Starting at the first line of the listing below, retype each line up to and including the one that contains "from matplotlib.patches import Circle". Leave pictures out.

[Begin SUPPLIED DATA]

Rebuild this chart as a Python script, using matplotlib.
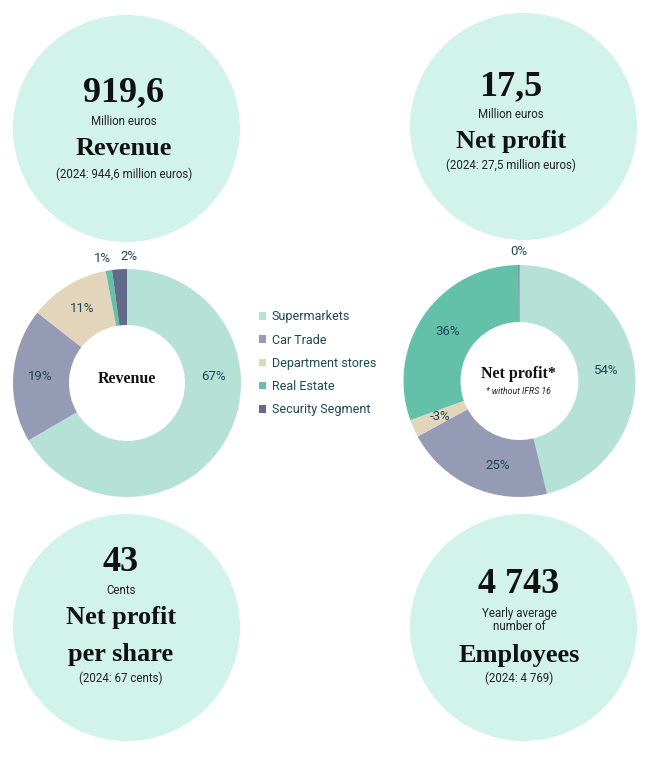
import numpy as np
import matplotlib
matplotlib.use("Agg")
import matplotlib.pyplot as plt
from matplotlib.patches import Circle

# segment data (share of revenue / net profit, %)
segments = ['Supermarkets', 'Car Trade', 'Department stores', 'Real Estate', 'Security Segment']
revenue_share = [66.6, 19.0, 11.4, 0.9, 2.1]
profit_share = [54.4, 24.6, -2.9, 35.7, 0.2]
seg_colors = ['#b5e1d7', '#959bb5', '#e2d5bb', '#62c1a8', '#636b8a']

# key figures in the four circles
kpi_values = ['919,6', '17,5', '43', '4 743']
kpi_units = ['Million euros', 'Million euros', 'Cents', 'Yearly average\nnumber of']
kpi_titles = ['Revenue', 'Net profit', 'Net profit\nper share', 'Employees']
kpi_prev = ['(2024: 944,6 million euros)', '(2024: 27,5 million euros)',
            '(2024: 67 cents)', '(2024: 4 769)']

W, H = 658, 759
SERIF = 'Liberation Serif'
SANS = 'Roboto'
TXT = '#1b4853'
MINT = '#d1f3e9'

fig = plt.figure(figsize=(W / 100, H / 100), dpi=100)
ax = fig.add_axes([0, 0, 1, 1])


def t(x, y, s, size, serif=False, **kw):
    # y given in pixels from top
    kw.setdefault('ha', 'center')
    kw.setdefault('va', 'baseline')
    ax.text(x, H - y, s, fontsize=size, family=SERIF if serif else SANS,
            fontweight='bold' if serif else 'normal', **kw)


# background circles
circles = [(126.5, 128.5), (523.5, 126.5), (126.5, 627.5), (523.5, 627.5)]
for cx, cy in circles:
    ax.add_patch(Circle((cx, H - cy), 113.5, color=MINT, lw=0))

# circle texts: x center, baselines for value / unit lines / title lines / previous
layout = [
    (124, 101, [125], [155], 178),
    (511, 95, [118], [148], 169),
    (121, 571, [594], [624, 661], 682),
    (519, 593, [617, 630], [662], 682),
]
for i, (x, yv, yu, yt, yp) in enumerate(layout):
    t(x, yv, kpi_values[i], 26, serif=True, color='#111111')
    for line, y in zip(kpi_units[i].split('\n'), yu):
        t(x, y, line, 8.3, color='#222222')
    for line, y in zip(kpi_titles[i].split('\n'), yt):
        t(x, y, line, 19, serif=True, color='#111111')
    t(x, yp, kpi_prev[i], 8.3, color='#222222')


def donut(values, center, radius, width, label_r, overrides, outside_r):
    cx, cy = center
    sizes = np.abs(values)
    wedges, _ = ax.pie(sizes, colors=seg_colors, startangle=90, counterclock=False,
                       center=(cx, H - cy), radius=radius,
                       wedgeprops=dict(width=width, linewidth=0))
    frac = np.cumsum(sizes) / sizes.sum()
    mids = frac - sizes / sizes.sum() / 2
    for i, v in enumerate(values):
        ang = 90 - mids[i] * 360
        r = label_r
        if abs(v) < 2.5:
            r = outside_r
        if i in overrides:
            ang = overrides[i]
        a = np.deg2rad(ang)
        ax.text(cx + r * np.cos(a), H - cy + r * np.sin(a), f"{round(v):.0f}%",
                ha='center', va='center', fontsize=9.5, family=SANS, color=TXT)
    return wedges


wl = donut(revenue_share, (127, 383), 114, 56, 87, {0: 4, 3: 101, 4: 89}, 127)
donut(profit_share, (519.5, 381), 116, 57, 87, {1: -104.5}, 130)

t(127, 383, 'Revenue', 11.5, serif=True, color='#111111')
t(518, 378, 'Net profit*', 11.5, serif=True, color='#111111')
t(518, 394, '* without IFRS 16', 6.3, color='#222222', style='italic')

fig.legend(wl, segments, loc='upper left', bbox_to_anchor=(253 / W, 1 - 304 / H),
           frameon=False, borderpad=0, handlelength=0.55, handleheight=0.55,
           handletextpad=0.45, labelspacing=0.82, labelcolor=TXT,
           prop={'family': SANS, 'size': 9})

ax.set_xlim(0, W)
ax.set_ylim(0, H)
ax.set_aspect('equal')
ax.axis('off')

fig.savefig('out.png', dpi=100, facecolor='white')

[End SUPPLIED DATA]

## [FINISHED EXERCISE]
Rebuild this chart as a Python script, using matplotlib.
import numpy as np
import matplotlib
matplotlib.use("Agg")
import matplotlib.pyplot as plt
from matplotlib.patches import Circle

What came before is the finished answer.